FIFA-Präsident Blatter lässt ausrichten: er wisse von nichts.

Bei einem Kartenspiel anderer Art bedarf es keiner Mitwisserei, sondern nur eines fachmännischen Auges. Selbst Blatter wird gesehen haben: Dass es bei BrasilienKolumbien mit 54 Fouls den bisherigen Rekord und dennoch nur vier Gelbe Karten gab, kann kein Irrtum der Statistiker, sondern nur Versagen des spanischen Schiedsrichters gewesen sein. Und das, obwohl Señor Velasco Carballo Profi-Referee ist. Also einer, den hauptamtlich das ganze Jahr über die Pfeiferei beschäftigt und der wissen müsste, dass zu viel Toleranz in den Anfangsphasen eines Spieles Wad’lbeißer zur Schnalzerei erst so richtig ermuntert.

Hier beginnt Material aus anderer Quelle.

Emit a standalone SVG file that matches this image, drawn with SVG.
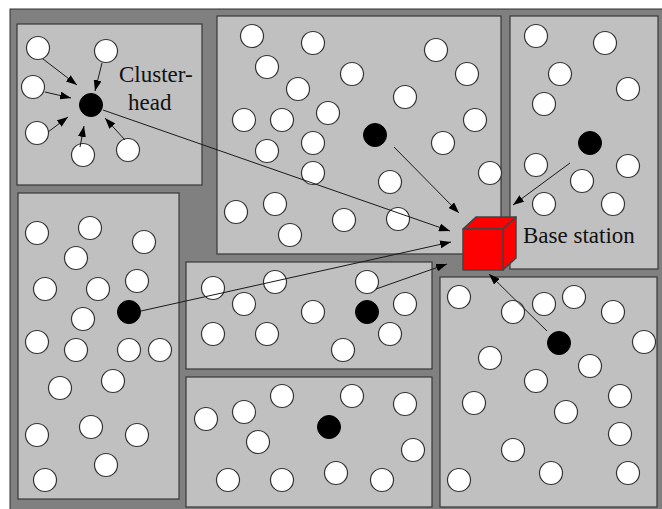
<svg xmlns="http://www.w3.org/2000/svg" width="662" height="509" viewBox="0 0 662 509">
<style>
.bg{fill:#808080;stroke:#303030;stroke-width:1}
.box{fill:#c0c0c0;stroke:#383838;stroke-width:1.2}
.n{fill:#fff;stroke:#333;stroke-width:1.2}
.h{fill:#000;stroke:#000;stroke-width:1}
.c{stroke:#1a1a1a;stroke-width:1;fill:none;marker-end:url(#ah)}
.t{font-family:"Liberation Serif","Times New Roman",serif;font-size:23px;fill:#111}
.cube{fill:#ff0000;stroke:#444;stroke-width:1.5;stroke-linejoin:round}
</style>
<defs>
<marker id="ah" markerUnits="userSpaceOnUse" markerWidth="12" markerHeight="8" refX="11" refY="4" orient="auto">
<path d="M0,0 L11,4 L0,8 Z" fill="#000"/>
</marker>
</defs>
<rect x="0" y="0" width="662" height="509" fill="#fff"/>
<rect class="bg" x="10" y="9" width="656" height="505"/>

<g id="cluster-a">
<rect class="box" x="17" y="24" width="185" height="161"/>
<circle class="n" cx="38" cy="48" r="11.5"/>
<circle class="n" cx="106" cy="51" r="11.5"/>
<circle class="n" cx="33" cy="87" r="11.5"/>
<circle class="n" cx="37" cy="133" r="11.5"/>
<circle class="n" cx="83" cy="155" r="11.5"/>
<circle class="n" cx="128" cy="150" r="11.5"/>
<circle id="head-a" class="h" cx="91" cy="105" r="11.5"/>
<text class="t" x="119" y="82">Cluster-</text>
<text class="t" x="128" y="110">head</text>
</g>

<g id="cluster-b">
<rect class="box" x="217" y="16" width="284" height="238"/>
<circle class="n" cx="252" cy="36" r="11.5"/>
<circle class="n" cx="313" cy="43" r="11.5"/>
<circle class="n" cx="267" cy="67" r="11.5"/>
<circle class="n" cx="352" cy="74" r="11.5"/>
<circle class="n" cx="298" cy="89" r="11.5"/>
<circle class="n" cx="405" cy="97" r="11.5"/>
<circle class="n" cx="244" cy="120" r="11.5"/>
<circle class="n" cx="282" cy="120" r="11.5"/>
<circle class="n" cx="328" cy="113" r="11.5"/>
<circle class="n" cx="313" cy="143" r="11.5"/>
<circle class="n" cx="267" cy="151" r="11.5"/>
<circle class="n" cx="313" cy="173" r="11.5"/>
<circle class="n" cx="390" cy="182" r="11.5"/>
<circle class="n" cx="236" cy="212" r="11.5"/>
<circle class="n" cx="275" cy="204" r="11.5"/>
<circle class="n" cx="290" cy="235" r="11.5"/>
<circle class="n" cx="344" cy="220" r="11.5"/>
<circle class="n" cx="398" cy="219" r="11.5"/>
<circle class="n" cx="436" cy="50" r="11.5"/>
<circle class="n" cx="467" cy="74" r="11.5"/>
<circle class="n" cx="475" cy="120" r="11.5"/>
<circle class="n" cx="443" cy="143" r="11.5"/>
<circle class="n" cx="490" cy="173" r="11.5"/>
<circle id="head-b" class="h" cx="375" cy="135" r="11.5"/>
</g>

<g id="cluster-c">
<rect class="box" x="510" y="16" width="148" height="253"/>
<circle class="n" cx="536" cy="36" r="11.5"/>
<circle class="n" cx="605" cy="43" r="11.5"/>
<circle class="n" cx="560" cy="74" r="11.5"/>
<circle class="n" cx="628" cy="89" r="11.5"/>
<circle class="n" cx="544" cy="104" r="11.5"/>
<circle class="n" cx="536" cy="165" r="11.5"/>
<circle class="n" cx="582" cy="181" r="11.5"/>
<circle class="n" cx="628" cy="166" r="11.5"/>
<circle class="n" cx="544" cy="204" r="11.5"/>
<circle class="n" cx="613" cy="204" r="11.5"/>
<circle id="head-c" class="h" cx="590" cy="143" r="11.5"/>
</g>

<g id="cluster-d">
<rect class="box" x="18" y="193" width="161" height="306"/>
<circle class="n" cx="37" cy="233" r="11.5"/>
<circle class="n" cx="90" cy="228" r="11.5"/>
<circle class="n" cx="144" cy="242" r="11.5"/>
<circle class="n" cx="76" cy="258" r="11.5"/>
<circle class="n" cx="45" cy="289" r="11.5"/>
<circle class="n" cx="98" cy="289" r="11.5"/>
<circle class="n" cx="137" cy="281" r="11.5"/>
<circle class="n" cx="83" cy="319" r="11.5"/>
<circle class="n" cx="37" cy="342" r="11.5"/>
<circle class="n" cx="76" cy="350" r="11.5"/>
<circle class="n" cx="129" cy="350" r="11.5"/>
<circle class="n" cx="160" cy="350" r="11.5"/>
<circle class="n" cx="60" cy="388" r="11.5"/>
<circle class="n" cx="113" cy="381" r="11.5"/>
<circle class="n" cx="37" cy="435" r="11.5"/>
<circle class="n" cx="91" cy="427" r="11.5"/>
<circle class="n" cx="137" cy="435" r="11.5"/>
<circle class="n" cx="106" cy="465" r="11.5"/>
<circle class="n" cx="45" cy="480" r="11.5"/>
<circle id="head-d" class="h" cx="129" cy="312" r="11.5"/>
</g>

<g id="cluster-e">
<rect class="box" x="186" y="262" width="246" height="107"/>
<circle class="n" cx="213" cy="288" r="11.5"/>
<circle class="n" cx="213" cy="334" r="11.5"/>
<circle class="n" cx="275" cy="282" r="11.5"/>
<circle class="n" cx="244" cy="304" r="11.5"/>
<circle class="n" cx="313" cy="312" r="11.5"/>
<circle class="n" cx="367" cy="282" r="11.5"/>
<circle class="n" cx="405" cy="304" r="11.5"/>
<circle class="n" cx="390" cy="334" r="11.5"/>
<circle class="n" cx="343" cy="350" r="11.5"/>
<circle class="n" cx="267" cy="334" r="11.5"/>
<circle id="head-e" class="h" cx="367" cy="312" r="11.5"/>
</g>

<g id="cluster-g">
<rect class="box" x="186" y="377" width="246" height="130"/>
<circle class="n" cx="206" cy="419" r="11.5"/>
<circle class="n" cx="228" cy="480" r="11.5"/>
<circle class="n" cx="282" cy="396" r="11.5"/>
<circle class="n" cx="244" cy="412" r="11.5"/>
<circle class="n" cx="258" cy="442" r="11.5"/>
<circle class="n" cx="352" cy="396" r="11.5"/>
<circle class="n" cx="405" cy="404" r="11.5"/>
<circle class="n" cx="413" cy="450" r="11.5"/>
<circle class="n" cx="336" cy="473" r="11.5"/>
<circle class="n" cx="382" cy="480" r="11.5"/>
<circle class="n" cx="282" cy="480" r="11.5"/>
<circle id="head-g" class="h" cx="329" cy="427" r="11.5"/>
</g>

<g id="cluster-f">
<rect class="box" x="440" y="277" width="217" height="230"/>
<circle class="n" cx="459" cy="297" r="11.5"/>
<circle class="n" cx="513" cy="312" r="11.5"/>
<circle class="n" cx="544" cy="304" r="11.5"/>
<circle class="n" cx="574" cy="297" r="11.5"/>
<circle class="n" cx="613" cy="312" r="11.5"/>
<circle class="n" cx="644" cy="342" r="11.5"/>
<circle class="n" cx="490" cy="358" r="11.5"/>
<circle class="n" cx="590" cy="366" r="11.5"/>
<circle class="n" cx="536" cy="381" r="11.5"/>
<circle class="n" cx="474" cy="403" r="11.5"/>
<circle class="n" cx="620" cy="396" r="11.5"/>
<circle class="n" cx="566" cy="412" r="11.5"/>
<circle class="n" cx="620" cy="434" r="11.5"/>
<circle class="n" cx="513" cy="450" r="11.5"/>
<circle class="n" cx="459" cy="480" r="11.5"/>
<circle class="n" cx="551" cy="473" r="11.5"/>
<circle class="n" cx="628" cy="473" r="11.5"/>
<circle id="head-f" class="h" cx="559" cy="343" r="11.5"/>
</g>

<g id="base-station">
<polygon class="cube" points="463,229 476,217 516,217 503,229"/>
<polygon class="cube" points="503,229 516,217 516,258 503,270"/>
<rect class="cube" x="463" y="229" width="40" height="41"/>
<text class="t" x="523" y="243">Base station</text>
</g>

<g id="connectors">
<line class="c" x1="43" y1="59" x2="77" y2="85"/>
<line class="c" x1="102" y1="63" x2="95" y2="91"/>
<line class="c" x1="45" y1="92" x2="71" y2="98"/>
<line class="c" x1="48" y1="132" x2="68" y2="117"/>
<line class="c" x1="80" y1="147" x2="84" y2="126"/>
<line class="c" x1="125" y1="140" x2="105" y2="118"/>
<line class="c" x1="103" y1="110" x2="450" y2="231"/>
<line class="c" x1="394" y1="147" x2="459" y2="213"/>
<line class="c" x1="570" y1="163" x2="513" y2="205"/>
<line class="c" x1="141" y1="311" x2="451" y2="242"/>
<line class="c" x1="376" y1="289" x2="447" y2="264"/>
<line class="c" x1="547" y1="331" x2="489" y2="274"/>
</g>
</svg>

Folge: Brasiliens Superstar Neymar erlitt einen Wirbelbruch. Der kolumbianische Rambo Zúñiga, dem Neymar diese Verletzung verdankt, wurde nicht einmal verwarnt.

Neymar heulte vor Schmerz, Kolumbiens sechsfacher WM-Torschütze James Rodríguez kurz darauf aus Frust. Zum Weinen, dass für die beiden Ausnahmekönner die WM zu Ende ist.

Die Brasilianer David Luiz und Thiago Silva trösteten ihren Gegenspieler noch minutenlang, obwohl sie ihn zuvor wie ein Schnitzel abgeklopft hatten. Eine sympathische Geste. Andererseits lässt es sich als Sieger leicht Trostspender spielen. Mit Luiz und Thiago Silva erzielten zwei Innenverteidiger die Tore. Zwei Stunden zuvor hatte schon ihr deutscher Berufskollege Mats Hummels getroffen. Das ist kein Zufall. Zumal immer mehr Tore Standardsituationen entspringen. Dann, wenn sprungkräftige Abwehrhünen mit in den gegnerischen Strafraum dürfen.

Bei Medien und Publikum genießen Innenverteidiger keinen hohen Stellenwert. Bei Trainern aber haben sie (auch in Österreich) meist die besten Karten. Weil Innenverteidiger hinsichtlich Fleiß und Fitness die Vorzugsschüler sind.